Say you had a file like,
a
b
c
and you wanted to replace 'b' with 'bb'. That's going to be a pain, because the file actually looks like a\nb\nc -- you can't just overwrite the b, you need another byte.
My advice would be to try and find a way to make your algorithm work without using a file for extra storage. If you got a stack overflow, chances are you didn't really run out of memory, you overran the call stack, which is much smaller.
You could try reworking your algorithm to not be recursive. Sometimes you can use a list to substitute for the call stack -- but there are many things you could do and I don't think I could give much general advice not seeing your algorithm.
edit
Ah I see what you mean... when the list
while counter <= primes_upper_limit:
numbers.append(counter)
counter += 2L
grows really big, you could run out of memory. So I guess you're basically doing a sieve, and that's why you have the big list numbers? It makes sense. If you want to keep doing it this way, you could try a numpy bool array, because it will use substantially less memory per cell:
import numpy as np
numbers = np.repeat(True, a/2)
Or (and maybe this is not appealing) you could go with an entirely different approach that doesn't use a big list, such as factoring the number entirely and picking the biggest factor.
Something like:
factors = [ ]
tail = a
while tail > 1:
j = 2
while 1:
if tail % j == 0:
factors.append(j)
tail = tail / j
print('%s %s' % (factors, tail))
break
else:
j += 1
ie say you were factoring 20: tail starts out as 20, then you find 2 tail becomes 10, then it becomes 5.
This is not terrible efficient and will become way too slow for a large (billions) prime number, but it's ok for numbers with small factors.
I mean your sieve is good too, until you start running out of memory ;). You could give numpy a shot.
pytables is excellent for working with and storing huge amounts of data. But first start with implementing the comments in smci's answer to minimize the amount of numbers you need to store.
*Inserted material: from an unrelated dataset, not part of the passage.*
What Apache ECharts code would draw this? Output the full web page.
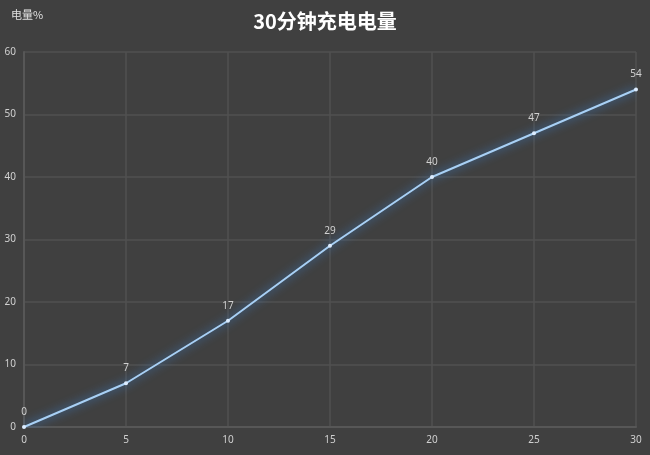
<!DOCTYPE html>
<html><head><meta charset="utf-8">
<script src="https://cdn.jsdelivr.net/npm/echarts@6/dist/echarts.min.js"></script>
<style>html,body{margin:0;padding:0;background:#404040;}#c{width:650px;height:455px;}</style>
</head><body><div id="c"></div>
<script>
const minutes = [0, 5, 10, 15, 20, 25, 30];
const charge = [0, 7, 17, 29, 40, 47, 54];
const title = '30分钟充电电量';
const yName = '电量%';

const chart = echarts.init(document.getElementById('c'));
chart.setOption({
  backgroundColor: '#404040',
  animation: false,
  title: {
    text: title, left: 'center', top: 6,
    textStyle: {color: '#ffffff', fontSize: 20, fontWeight: 'bold', fontFamily: 'Noto Sans CJK SC'}
  },
  grid: {left: 24, right: 14, top: 52, bottom: 28},
  xAxis: {
    type: 'value', min: 0, max: 30, interval: 5,
    axisLine: {show: true, lineStyle: {color: '#575757', width: 2}},
    axisTick: {show: false},
    splitLine: {show: true, lineStyle: {color: '#515151', width: 1.5}},
    axisLabel: {color: '#d0d0d0', fontSize: 10, margin: 8, fontFamily: 'Noto Sans'}
  },
  yAxis: {
    type: 'value', min: 0, max: 60, interval: 10,
    name: yName, nameLocation: 'end', nameGap: 32,
    nameTextStyle: {color: '#e0e0e0', fontSize: 11, align: 'left', padding: [0, 0, 0, -13], fontFamily: 'Noto Sans CJK SC'},
    axisLine: {show: true, lineStyle: {color: '#575757', width: 2}},
    axisTick: {show: false},
    splitLine: {show: true, lineStyle: {color: '#515151', width: 1.5}},
    axisLabel: {color: '#d0d0d0', fontSize: 10, margin: 8, fontFamily: 'Noto Sans'}
  },
  series: [{
    type: 'line',
    data: minutes.map((m, i) => [m, charge[i]]),
    symbol: 'circle', symbolSize: 4,
    itemStyle: {color: '#dcecff'},
    lineStyle: {color: '#a8d0f5', width: 2, shadowColor: 'rgba(60,140,230,1)', shadowBlur: 10},
    label: {show: true, position: 'top', color: '#d0d0d0', fontSize: 10, distance: 8, fontFamily: 'Noto Sans'}
  }]
});
</script></body></html>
For a number with only twelve digits, as in Project Euler #3, no fancy integer factorization method is needed, and there is no need to store intermediate results on disk. Use this algorithm to find the factors of n:
Set f = 2.
If n = 1, stop.
If f * f > n, print n and stop.
Divide n by f, keeping both the quotient q and the remainder r.
If r = 0, print q, divide n by q, and go to Step 2.
Otherwise, increase f by 1 and go to Step 3.
This just does trial division by every integer until it reaches the square root, which indicates that the remaining cofactor is prime. Each factor is printed as it is found.